Assim como a Revolução Islâmica que derrubou o xá Reza Pahlev em 1979 resultou no Irã que vemos hoje, o mesmo se desenha para o Egito, se concretizada a revolução em andamento. E pior que o presidente Barack Hussein Obama, em vez de aprender com a história, comete o mesmo erro que seu colega de partido Jimmy Carter cometeu há 32 anos, quando saudou a Revolução Islâmica no Irã como positiva, e todos vimos no que deu aquilo. Claro que, como a revolução no Egito parece inevitável, o presidente norte-americano pode ter se sentido “pisando em ovos” diante da situação, imaginando que se declarar contra a Irmandade Muçulmana agora poderia piorar as coisas em termos de tentativas futuras de negociações com os egípcios. Por outro lado, a verdade é que, quer os EUA se declarassem contra a Irmandade ou não, o comportamento padrão desta nos mostra que o resultado prático do discurso norte-americano sobre ela seria o mesmo: nulo. A Irmandade não vai se tornar “boazinha” só porque o presidente norte-americano a tratou com respeito quando ela caminhava para tomar o poder no Egito.

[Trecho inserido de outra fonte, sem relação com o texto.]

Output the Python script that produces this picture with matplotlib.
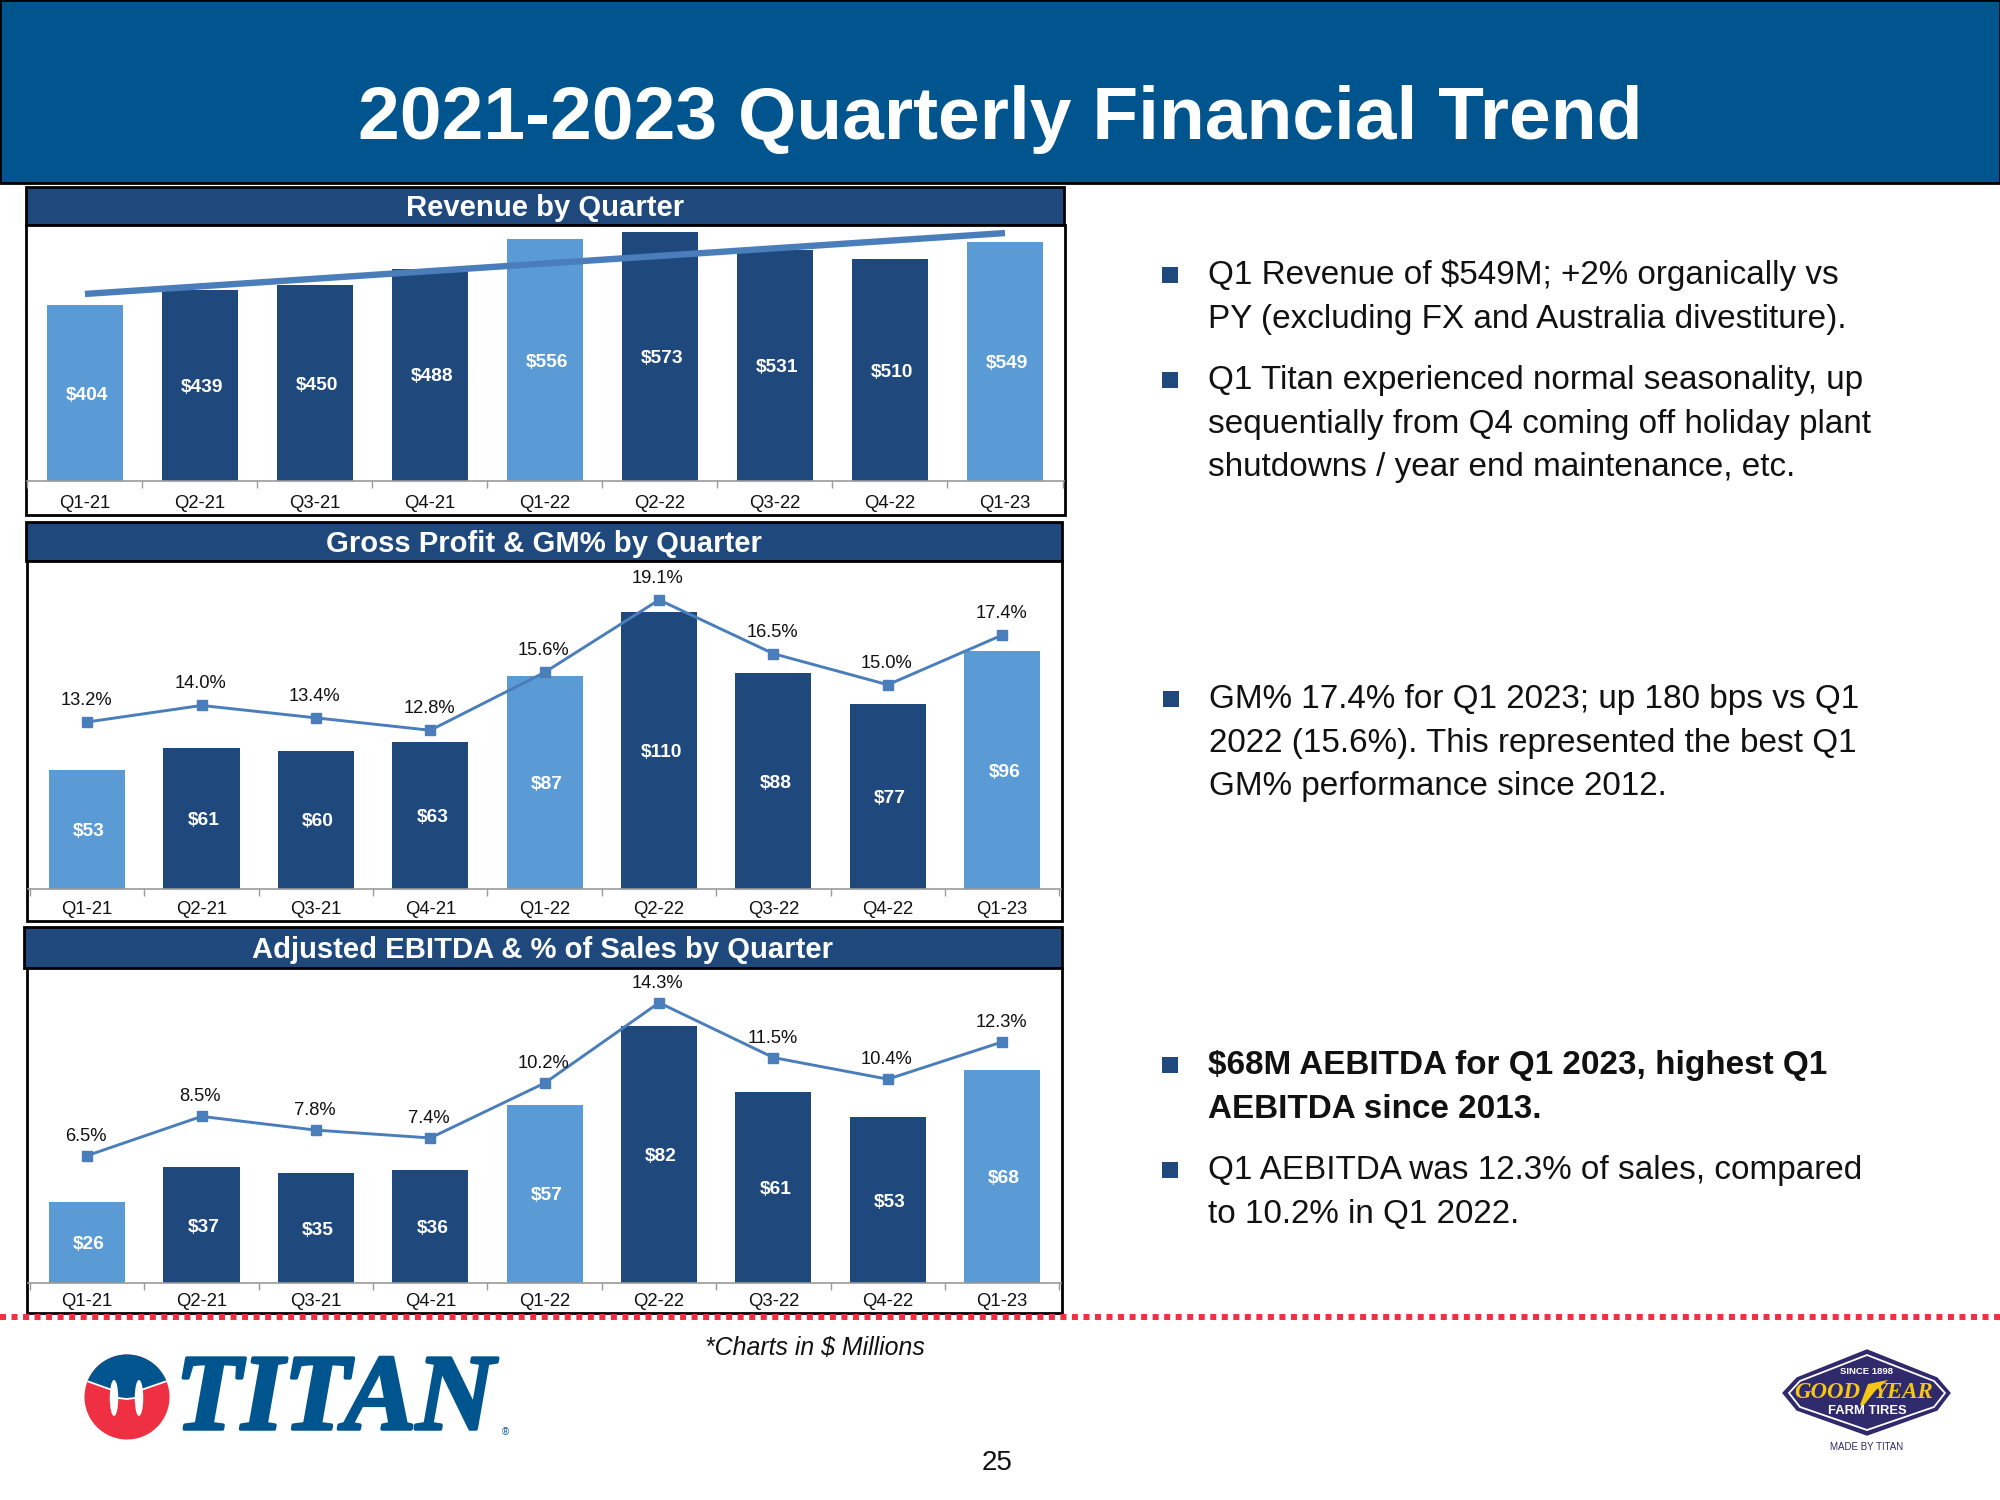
"""2021-2023 quarterly financial trend slide: three bar panels plus commentary
"""
import matplotlib

matplotlib.use("Agg")
import matplotlib.patheffects as pe
import matplotlib.pyplot as plt
from matplotlib.patches import Circle, Ellipse, Polygon, Rectangle

plt.rcParams["font.family"] = ["Liberation Sans", "DejaVu Sans"]

quarters = ["Q1-21", "Q2-21", "Q3-21", "Q4-21", "Q1-22", "Q2-22", "Q3-22", "Q4-22", "Q1-23"]
revenue = [404, 439, 450, 488, 556, 573, 531, 510, 549]
revenue_trend = [430, 570]
gross_profit = [53, 61, 60, 63, 87, 110, 88, 77, 96]
gm_pct = [13.2, 14.0, 13.4, 12.8, 15.6, 19.1, 16.5, 15.0, 17.4]
ebitda = [26, 37, 35, 36, 57, 82, 61, 53, 68]
ebitda_pct = [6.5, 8.5, 7.8, 7.4, 10.2, 14.3, 11.5, 10.4, 12.3]

LIGHT = "#5B9BD5"
DARK = "#1F497D"
LINE = "#4A7EBB"
HEADER = "#01558F"
RED = "#EE3042"
NAVY = "#2E2A6B"
GOLD = "#F5C518"
W, H = 2000, 1500

# Q1 quarters are the light bars
bar_colors = [LIGHT if q.startswith("Q1") else DARK for q in quarters]

fig = plt.figure(figsize=(20, 15), dpi=100, facecolor="white")
# page layer in pixel coordinates, y pointing down
page = fig.add_axes([0, 0, 1, 1], zorder=0)
page.set_xlim(0, W)
page.set_ylim(H, 0)
page.axis("off")


def pixel_axes(left, top, right, bottom, zorder=2):
    return fig.add_axes(
        [left / W, 1 - bottom / H, (right - left) / W, (bottom - top) / H], zorder=zorder
    )


def title_bar(left, top, right, bottom, text):
    page.add_patch(Rectangle((left, top), right - left, bottom - top, fc=DARK, ec="black", lw=2))
    page.text((left + right) / 2, (top + bottom) / 2 + 2, text, color="white", fontsize=21.1,
              fontweight="bold", ha="center", va="center")


def bar_panel(box, base, xlim, bars, ymin, px_per, pct=None, pct_base=None, pct_px=None, label_off=15):
    left, top, right, bottom = box
    page.add_patch(Rectangle((left, top), right - left, bottom - top, fc="white", ec="black", lw=2))
    ax = pixel_axes(left + 1, top + 1, right - 1, base)
    ax.patch.set_alpha(0)
    ax.set_xlim(*xlim)
    ax.set_ylim(ymin, ymin + (base - top - 1) / px_per)
    rects = ax.bar(range(len(bars)), bars, width=0.665, color=bar_colors)
    for r, v in zip(rects, bars):
        ax.annotate(f"${v}", (r.get_x() + r.get_width() / 2, (ymin + v) / 2), xytext=(1.5, -1.5),
                    textcoords="offset points", ha="center", va="center", color="white",
                    fontsize=13.8, fontweight="bold")
    for side in ["top", "left", "right"]:
        ax.spines[side].set_visible(False)
    ax.spines["bottom"].set_color("#9A9A9A")
    ax.spines["bottom"].set_linewidth(1.2)
    ax.set_yticks([])
    ax.set_xticks(range(len(bars)))
    ax.set_xticklabels(quarters, fontsize=13.3, color="#111111")
    ax.tick_params(axis="x", length=0, pad=(bottom - base - 36) * 0.72 + 11.5)
    ax.set_xticks([i - 0.5 for i in range(len(bars) + 1)], minor=True)
    ax.tick_params(axis="x", which="minor", length=5, width=1, color="#9A9A9A")
    if pct is not None:
        ax2 = ax.twinx()
        ax2.patch.set_alpha(0)
        ax2.axis("off")
        # pct_base is the percent value that sits on the bar baseline
        ax2.set_ylim(pct_base, pct_base + (base - top - 1) / pct_px)
        ax2.plot(range(len(pct)), pct, color=LINE, lw=2.1, marker="s", ms=7.3, clip_on=False)
        for i, v in enumerate(pct):
            ax2.annotate(f"{v:.1f}%", (i - 0.01, v), xytext=(0, label_off), textcoords="offset points",
                         ha="center", va="center", fontsize=13.2, color="#111111",
                         annotation_clip=False)
    return ax


# header
page.add_patch(Rectangle((0, 0), W, 183, fc=HEADER, ec="black", lw=2))
page.text(1000, 120, "2021-2023 Quarterly Financial Trend", color="white", fontsize=54,
          fontweight="bold", ha="center", va="center")

# revenue panel
title_bar(26, 187, 1064, 225, "Revenue by Quarter")
ax1 = bar_panel((26, 225, 1065, 515), 481, (-0.504, 8.513), revenue, 0, 0.435)
ax1.plot([0, 8], revenue_trend, color=LINE, lw=4.6, solid_capstyle="butt")

# gross profit panel
title_bar(26, 522, 1062, 561, "Gross Profit & GM% by Quarter")
bar_panel((27, 561, 1062, 921), 889, (-0.517, 8.514), gross_profit, 10.1, 2.77,
          gm_pct, 13.2 - (889 - 722) / 20.7, 20.7, label_off=15.5)

# ebitda panel
title_bar(24, 927, 1062, 968, "Adjusted EBITDA & % of Sales by Quarter")
bar_panel((27, 968, 1062, 1313), 1283, (-0.517, 8.514), ebitda, 0, 3.13,
          ebitda_pct, 6.5 - (1283 - 1155.6) / 19.6, 19.6, label_off=14)

# red dotted divider
page.plot([0, W], [1317, 1317], color=RED, lw=4.3, dashes=(1.0, 0.93), dash_capstyle="butt", zorder=5)

# commentary
bullets = [
    (1208, 275.5, ["Q1 Revenue of $549M; +2% organically vs",
                   "PY (excluding FX and Australia divestiture)."], "normal"),
    (1208, 380.5, ["Q1 Titan experienced normal seasonality, up",
                   "sequentially from Q4 coming off holiday plant",
                   "shutdowns / year end maintenance, etc."], "normal"),
    (1209, 699.5, ["GM% 17.4% for Q1 2023; up 180 bps vs Q1",
                   "2022 (15.6%). This represented the best Q1",
                   "GM% performance since 2012."], "normal"),
    (1208, 1065.5, ["$68M AEBITDA for Q1 2023, highest Q1",
                    "AEBITDA since 2013."], "bold"),
    (1208, 1170.5, ["Q1 AEBITDA was 12.3% of sales, compared",
                    "to 10.2% in Q1 2022."], "normal"),
]
for x, y, lines, weight in bullets:
    page.add_patch(Rectangle((x - 46, y - 8.5), 16, 16, fc=DARK, ec="none"))
    for i, line in enumerate(lines):
        page.text(x, y + i * 43.6, line, fontsize=23.97, fontweight=weight, color="#111111",
                  ha="left", va="center")

page.text(815, 1348, "*Charts in $ Millions", fontsize=17.9, style="italic", color="#111111",
          ha="center", va="center")
page.text(997, 1463, "25", fontsize=20, color="#111111", ha="center", va="center")

# titan logo
disc = Circle((127, 1397), 42.5, fc=RED, ec="none")
page.add_patch(disc)
cap = Polygon([(84, 1380), (112, 1390), (118, 1398), (127, 1399), (135, 1398), (141, 1390), (170, 1380),
               (170, 1350), (84, 1350)], fc=HEADER, ec="white", lw=1.3)
page.add_patch(cap)
cap.set_clip_path(disc)
page.add_patch(Ellipse((114, 1398), 8.5, 36, fc="white", ec="none"))
page.add_patch(Ellipse((139, 1398), 8.5, 36, fc="white", ec="none"))
page.text(335, 1403, "TITAN", family="Liberation Serif", fontsize=78, fontweight="bold", style="italic",
          color=HEADER, ha="center", va="center",
          path_effects=[pe.withStroke(linewidth=2.5, foreground=HEADER)])
page.text(505, 1432, "®", fontsize=7, color=HEADER, ha="center", va="center")

# goodyear logo
page.add_patch(Polygon([(1867, 1350), (1937, 1378), (1950, 1393), (1937, 1410), (1867, 1435), (1797, 1410),
                        (1783, 1393), (1797, 1378)], fc=NAVY, ec=NAVY, lw=1))
page.add_patch(Polygon([(1867, 1355), (1934, 1381), (1945, 1393), (1934, 1407), (1867, 1430), (1800, 1407),
                        (1789, 1393), (1800, 1381)], fc="none", ec="white", lw=1.3))
page.text(1867, 1371, "SINCE 1898", fontsize=6.8, fontweight="bold", color="white", ha="center", va="center")
page.text(1860, 1393, "GOOD", family="Liberation Serif", fontsize=16.5, fontweight="bold", style="italic",
          color=GOLD, ha="right", va="center")
page.text(1874, 1393, "YEAR", family="Liberation Serif", fontsize=16.5, fontweight="bold", style="italic",
          color=GOLD, ha="left", va="center")
page.add_patch(Polygon([(1860, 1405), (1868, 1384), (1888, 1380), (1876, 1390), (1864, 1405)], fc=GOLD, ec="none"))
page.text(1867, 1411, "FARM TIRES", fontsize=9.4, fontweight="bold", color="white", ha="center", va="center")
page.text(1867, 1447, "MADE BY TITAN", fontsize=7, color=NAVY, ha="center", va="center")

fig.savefig("out.png", dpi=100)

"Então, o que os EUA deveriam fazer? Tentar impedir a revolução?"

Não, mas Obama poderia muito bem não cometer esse gesto vergonhoso de ficar saudando como positivo algo que não é: a tomada de poder dos radicais. Ele sabe que não está havendo uma abertura para a democracia, mas um processo de radicalização em andamento. Ele deveria ser cauteloso e prudente com as palavras em todos os sentidos.

“E qual a saída para essa crise?”

Infelizmente, não há nenhuma à vista, porque a realidade é muito mais complexa do que alguns, ignorantes dos fatos, imaginavam no princípio (Refiro-me aos que, nos primeiros dias da revolução, pensavam que esta era um “movimento espontâneo em prol da democracia”, e agora, depois que se informaram melhor e a “ficha caiu”, estão apreensivos). Agora, resta-nos apenas orar enquanto assistimos o Egito dar passos largos para se transformar em uma ditadura islâmica radical, erguendo, diante dos nossos olhos, e em especial dos de Israel, o pior dos cenários possíveis.